Generally, it could be that that brother and sister both got that segment from the same parent, say from their mother, or it could mean that the segment is matching you by bouncing between their maternal and paternal chromosomes -- because they have identical maternal and paternal chromosomes in that region, they could both be false-matching you in exactly the same way. However, because of the matches to their more distant relations, like the second cousin, it probably is a real segment they both inherited from one parent. .It sounds like yours is a real segment too. So it very well could have come from your common ancestor with that other family.

Jim Bartlett has been doing this for a long time and says that he feels pretty confident about most 5cM segments that triangulate and that survive the culling out of false matches as you have been doing are IBD:

But no one can give you definitive proof.

I’m confused.  When I did the one-to-one-comparison with my sister with FIR the fact that cr #9 didn’t appear on the list shows that the segment in question came from only one of my parents.  Yes??

But when I did the same with the brother and sister of the family in question and the segment in question DID show, that this added to the argument that the segment in question was not “REAL”.  The segment in question is between 31 million and 37 million and the brother and sister share between 28 million and 38 million as shown on the one-to-one list with FIR.

Thank you so much for your time with this.


+2 votes
Yes; It's possible you are related.  However, as pointed out the segment is small and could reflect a common ethnicity rather than family connection.  

What's not clear from the information provided is if the matching segments actually make sense.  

It's not enough that the matches are on the same Chromosome.  Are the the same location on the chromosome 9?

Also, do they make sense considering the closeness or distance of the relation?  

For example; do older generations, which would be expected to be more closely related have larger matches?
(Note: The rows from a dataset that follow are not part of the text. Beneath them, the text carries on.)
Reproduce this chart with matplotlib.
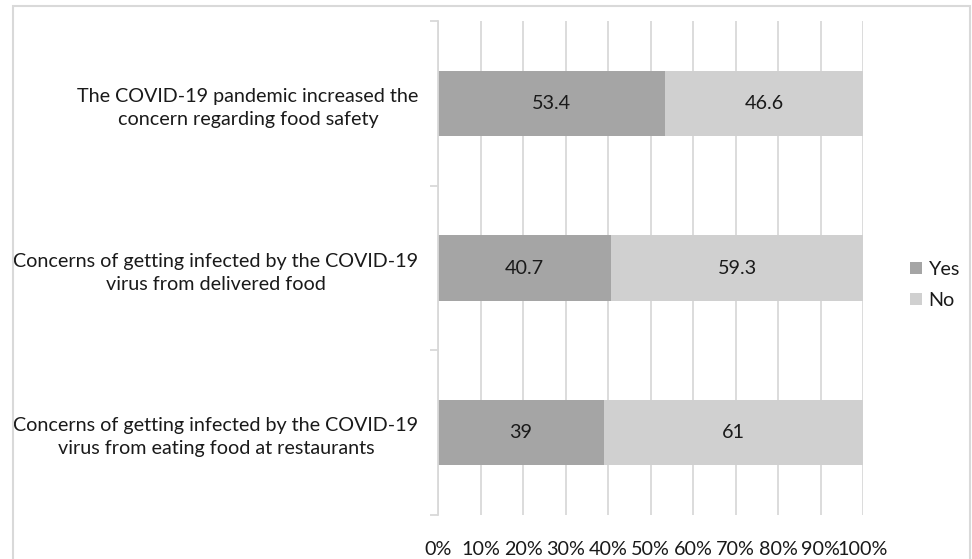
import matplotlib
matplotlib.use("Agg")
import matplotlib.pyplot as plt
from matplotlib.patches import Rectangle
import numpy as np

categories = [
    "The COVID-19 pandemic increased the\nconcern regarding food safety",
    "Concerns of getting infected by the COVID-19\nvirus from delivered food",
    "Concerns of getting infected by the COVID-19\nvirus from eating food at restaurants",
]
yes_values = [53.4, 40.7, 39]
no_values = [46.6, 59.3, 61]
yes_labels = ["53.4", "40.7", "39"]
no_labels = ["46.6", "59.3", "61"]
tick_values = list(range(0, 101, 10))
tick_labels = [f"{v}%" for v in tick_values]

plt.rcParams["font.family"] = ["Lato", "DejaVu Sans"]

W, H = 972, 559
fig = plt.figure(figsize=(W / 100, H / 100), dpi=100)
fig.patch.set_facecolor("white")

# outer chart frame
fig.patches.append(Rectangle((13 / W, -0.05), (970 - 13) / W, 1.05 - 6 / H,
                             transform=fig.transFigure, fill=False,
                             edgecolor="#d9d9d9", linewidth=1.5, zorder=0))

ax = fig.add_axes([438 / W, 1 - 515 / H, (863 - 438) / W, (515 - 21) / H])

fs = 14.2
txt = "#1a1a1a"
y = np.arange(len(categories))
yes_color = "#a5a5a5"
no_color = "#d0d0d0"
bh = 0.395
ax.barh(y, yes_values, height=bh, color=yes_color, label="Yes", zorder=2)
ax.barh(y, no_values, left=yes_values, height=bh, color=no_color, label="No", zorder=2)

for i in range(len(categories)):
    ax.text(yes_values[i] / 2, y[i], yes_labels[i], ha="center", va="center",
            fontsize=fs, color=txt, zorder=3)
    ax.text(yes_values[i] + no_values[i] / 2, y[i], no_labels[i], ha="center",
            va="center", fontsize=fs, color=txt, zorder=3)

ax.set_xlim(0, 100)
ax.set_ylim(len(categories) - 0.5, -0.5)
ax.set_xticks(tick_values)
ax.set_xticklabels(tick_labels, fontsize=fs, color=txt)
ax.set_yticks(y)
ax.set_yticklabels(categories, fontsize=fs, color=txt, multialignment="center",
                   linespacing=1.45)
ax.set_yticks(np.arange(-0.5, len(categories), 1.0), minor=True)

ax.tick_params(axis="x", length=0, pad=19)
ax.tick_params(axis="y", which="major", length=0, pad=14)
ax.tick_params(axis="y", which="minor", length=6, color="#d9d9d9", width=1.3)

ax.grid(axis="x", color="#d9d9d9", linewidth=1.3, zorder=0)
ax.set_axisbelow(True)
for s in ["top", "right", "bottom"]:
    ax.spines[s].set_visible(False)
ax.spines["left"].set_color("#d9d9d9")
ax.spines["left"].set_linewidth(1.3)

leg = fig.legend(loc="center left", bbox_to_anchor=(900 / W, 1 - 285 / H),
                 frameon=False, fontsize=fs, handlelength=0.6, handleheight=0.6,
                 handletextpad=0.35, labelspacing=0.7, borderpad=0)
for t in leg.get_texts():
    t.set_color(txt)

fig.savefig("out.png", dpi=100)
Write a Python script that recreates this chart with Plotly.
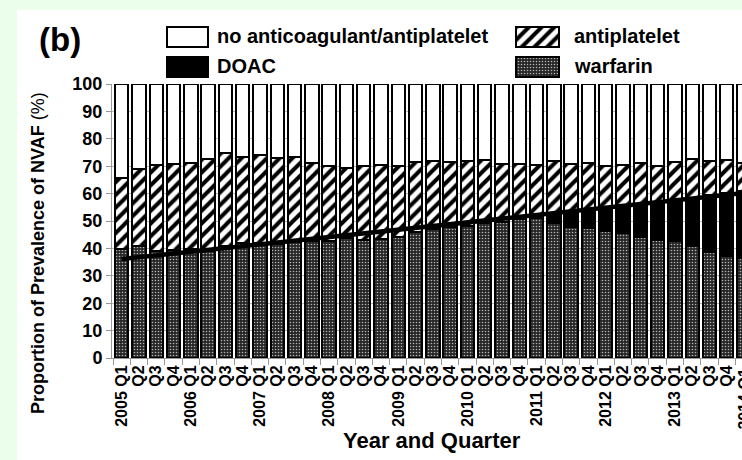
import plotly.graph_objects as go

# Quarterly prevalence of treatment categories among NVAF patients (%)
quarters = [
    "2005 Q1", "2005 Q2", "2005 Q3", "2005 Q4",
    "2006 Q1", "2006 Q2", "2006 Q3", "2006 Q4",
    "2007 Q1", "2007 Q2", "2007 Q3", "2007 Q4",
    "2008 Q1", "2008 Q2", "2008 Q3", "2008 Q4",
    "2009 Q1", "2009 Q2", "2009 Q3", "2009 Q4",
    "2010 Q1", "2010 Q2", "2010 Q3", "2010 Q4",
    "2011 Q1", "2011 Q2", "2011 Q3", "2011 Q4",
    "2012 Q1", "2012 Q2", "2012 Q3", "2012 Q4",
    "2013 Q1", "2013 Q2", "2013 Q3", "2013 Q4",
    "2014 Q1",
]
tick_labels = [
    "2005 Q1", "Q2", "Q3", "Q4",
    "2006 Q1", "Q2", "Q3", "Q4",
    "2007 Q1", "Q2", "Q3", "Q4",
    "2008 Q1", "Q2", "Q3", "Q4",
    "2009 Q1", "Q2", "Q3", "Q4",
    "2010 Q1", "Q2", "Q3", "Q4",
    "2011 Q1", "Q2", "Q3", "Q4",
    "2012 Q1", "Q2", "Q3", "Q4",
    "2013 Q1", "Q2", "Q3", "Q4",
    "2014 Q1",
]
warfarin = [39.7, 40.7, 38.9, 39.5, 39.7, 38.9, 40.7, 41.9, 42.1, 41.7, 42.5, 42.8,
            42.7, 43.7, 43.1, 43.4, 44.2, 46.0, 47.0, 47.8, 48.3, 49.4, 49.8, 50.6,
            51.0, 49.4, 47.8, 47.6, 46.5, 45.6, 44.3, 43.1, 42.8, 40.7, 38.8, 37.3,
            36.5]
doac = [0.0, 0.0, 0.0, 0.0, 0.0, 0.0, 0.0, 0.0, 0.0, 0.0, 0.0, 0.0,
        0.0, 0.0, 0.0, 0.0, 0.0, 0.0, 0.0, 0.0, 0.0, 0.0, 0.0, 0.0,
        0.3, 3.4, 6.0, 6.7, 8.2, 9.7, 12.0, 13.6, 14.7, 17.6, 20.7, 22.8,
        24.5]
antiplatelet = [26.1, 28.2, 31.6, 31.3, 31.5, 33.9, 34.0, 31.5, 31.9, 31.3, 31.0, 28.2,
                27.2, 25.8, 26.8, 27.1, 25.7, 25.4, 25.0, 23.6, 23.7, 22.9, 21.0, 20.2,
                19.2, 19.1, 16.9, 17.0, 15.4, 15.2, 14.8, 13.4, 14.1, 14.5, 12.4, 12.1,
                10.0]
no_treatment = [34.2, 31.1, 29.5, 29.2, 28.8, 27.2, 25.3, 26.6, 26.0, 27.0, 26.5, 29.0,
                30.1, 30.5, 30.1, 29.5, 30.1, 28.6, 28.0, 28.6, 28.0, 27.7, 29.2, 29.2,
                29.5, 28.1, 29.3, 28.7, 29.9, 29.5, 28.9, 29.9, 28.4, 27.2, 28.1, 27.8,
                29.0]
# linear trend of total anticoagulant use (end points)
trend_quarters = ["2005 Q1", "2014 Q1"]
trend_values = [36.1, 60.2]

# key entries: label, column, row
key_labels = ["no anticoagulant/antiplatelet", "DOAC", "antiplatelet", "warfarin"]

W, H = 742, 460
L, R, T, B = 112, 0, 10, 102
PW, PH = W - L - R, H - T - B
CHART_TOP = 84          # top of the bar chart area, px from the top
X_RANGE = [-0.561, 35.88]

FONT = "Liberation Sans, Arial, Helvetica, sans-serif"
OUTLINE = dict(color="black", width=2)
BAR_W = 0.775

STYLES = {
    "warfarin": dict(color="#262626", line=OUTLINE,
                     pattern=dict(shape=".", fgcolor="#b0b0b0", bgcolor="#262626",
                                  size=3, solidity=0.22, fillmode="replace")),
    "DOAC": dict(color="black", line=OUTLINE),
    "antiplatelet": dict(color="white", line=OUTLINE,
                         pattern=dict(shape="/", fgcolor="black", bgcolor="white",
                                      size=9, solidity=0.45, fillmode="replace")),
    "no anticoagulant/antiplatelet": dict(color="white", line=OUTLINE),
}


def paper_x(px):
    return (px - L) / PW


def paper_y(py):
    return (H - B - py) / PH


fig = go.Figure()
for name, values in [("warfarin", warfarin), ("DOAC", doac),
                     ("antiplatelet", antiplatelet),
                     ("no anticoagulant/antiplatelet", no_treatment)]:
    fig.add_trace(go.Bar(x=quarters, y=values, name=name, width=BAR_W,
                         marker=STYLES[name], showlegend=False))

fig.add_trace(go.Scatter(
    x=trend_quarters, y=trend_values, mode="lines",
    line=dict(color="black", width=4.5), showlegend=False, hoverinfo="skip",
))

# key swatches live on a small pixel-scaled axis pair above the chart
KEY_COL_X = [167, 516]       # left edge of swatch per column
KEY_COL_W = [41, 43]         # swatch width per column
KEY_ROW_Y = [37, 67]         # swatch centre per row
KEY_TEXT_X = [215, 572]
annotations = []
for i, name in enumerate(key_labels):
    col, row = i // 2, i % 2
    fig.add_trace(go.Bar(
        x=[KEY_COL_W[col]], base=[KEY_COL_X[col] - L], y=[KEY_ROW_Y[row]],
        orientation="h", width=20, marker=STYLES[name],
        xaxis="x2", yaxis="y2", showlegend=False, hoverinfo="skip",
    ))
    annotations.append(dict(
        text=name, xref="paper", yref="paper", x=paper_x(KEY_TEXT_X[col]),
        y=paper_y(KEY_ROW_Y[row] - 1), xanchor="left", yanchor="middle",
        showarrow=False, font=dict(family=FONT, size=20, color="black", weight="bold"),
    ))

fig.update_layout(
    width=W, height=H,
    margin=dict(l=L, r=R, t=T, b=B),
    paper_bgcolor="#ebfdeb",
    plot_bgcolor="rgba(0,0,0,0)",
    barmode="stack",
    bargap=0,
    showlegend=False,
    font=dict(family=FONT, color="black"),
    shapes=[
        dict(type="rect", xref="paper", yref="paper", layer="below",
             x0=paper_x(17), x1=paper_x(W + 5), y0=paper_y(H + 5), y1=paper_y(10),
             fillcolor="white", line=dict(width=0)),
    ],
    xaxis=dict(
        type="category", categoryorder="array", categoryarray=quarters,
        range=X_RANGE, tickmode="array", tickvals=quarters, ticktext=tick_labels,
        tickangle=-90, tickson="boundaries", ticks="outside", ticklen=6,
        tickcolor="#999", tickwidth=1, showline=True, linecolor="#999", linewidth=1,
        showgrid=False, automargin=False, anchor="y",
        tickfont=dict(family=FONT, size=16, color="black", weight="bold"),
    ),
    yaxis=dict(
        domain=[0, paper_y(CHART_TOP)],
        range=[0, 100], tickmode="linear", tick0=0, dtick=10,
        ticks="outside", ticklen=5, tickcolor="#999", tickwidth=1,
        showline=True, linecolor="#999", linewidth=1,
        showgrid=True, gridcolor="#b5b5b5", gridwidth=1, zeroline=False,
        automargin=False, anchor="x",
        tickfont=dict(family=FONT, size=18, color="black", weight="bold"),
    ),
    xaxis2=dict(domain=[0, 1], range=[0, PW], visible=False, anchor="y2",
                fixedrange=True),
    yaxis2=dict(domain=[paper_y(80), paper_y(24)], range=[80, 24], visible=False,
                anchor="x2", fixedrange=True),
    annotations=annotations + [
        dict(text="(b)", xref="paper", yref="paper", x=paper_x(37), y=paper_y(40),
             xanchor="left", yanchor="middle", showarrow=False,
             font=dict(family=FONT, size=33, color="black", weight="bold")),
        dict(text="Proportion of Prevalence of NVAF <span style='font-weight:normal'>(%)</span>",
             xref="paper", yref="paper", x=paper_x(38), y=paper_y(253),
             xanchor="center", yanchor="middle", textangle=-90, showarrow=False,
             font=dict(family=FONT, size=18, color="black", weight="bold")),
        dict(text="Year and Quarter", xref="paper", yref="paper",
             x=paper_x(432), y=paper_y(441), xanchor="center", yanchor="middle",
             showarrow=False,
             font=dict(family=FONT, size=22, color="black", weight="bold")),
        # tick label of the last quarter, which sits just past the visible range
        dict(text=tick_labels[-1], xref="paper", yref="paper",
             x=(len(quarters) - 1 - X_RANGE[0]) / (X_RANGE[1] - X_RANGE[0]),
             y=paper_y(H - B + 9), xanchor="center", yanchor="top",
             textangle=-90, showarrow=False,
             font=dict(family=FONT, size=16, color="black", weight="bold")),
    ],
)

fig.write_html("out.html")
Likewise, do younger generations, which would not be as close to each other, have smaller matching segments?
by Andrew Ross G2G6 Mach 3 (31.1k points)

Thank you for your response.

Yes - all of the matches I’m referring to are in the same area on chromosome 9.  And nothing stands out as not making sense in terms of “closeness or distance of the relation”.

What I’m trying to get a handle on is whether the probability of my actually being  related to a person (who I’ll call X) who I match on a small segment increases as 1) the number of my family members who match X in the same area of the same chromosome increases and/or  2) the number of X’s family members who match me (same area of same chromosome) increases.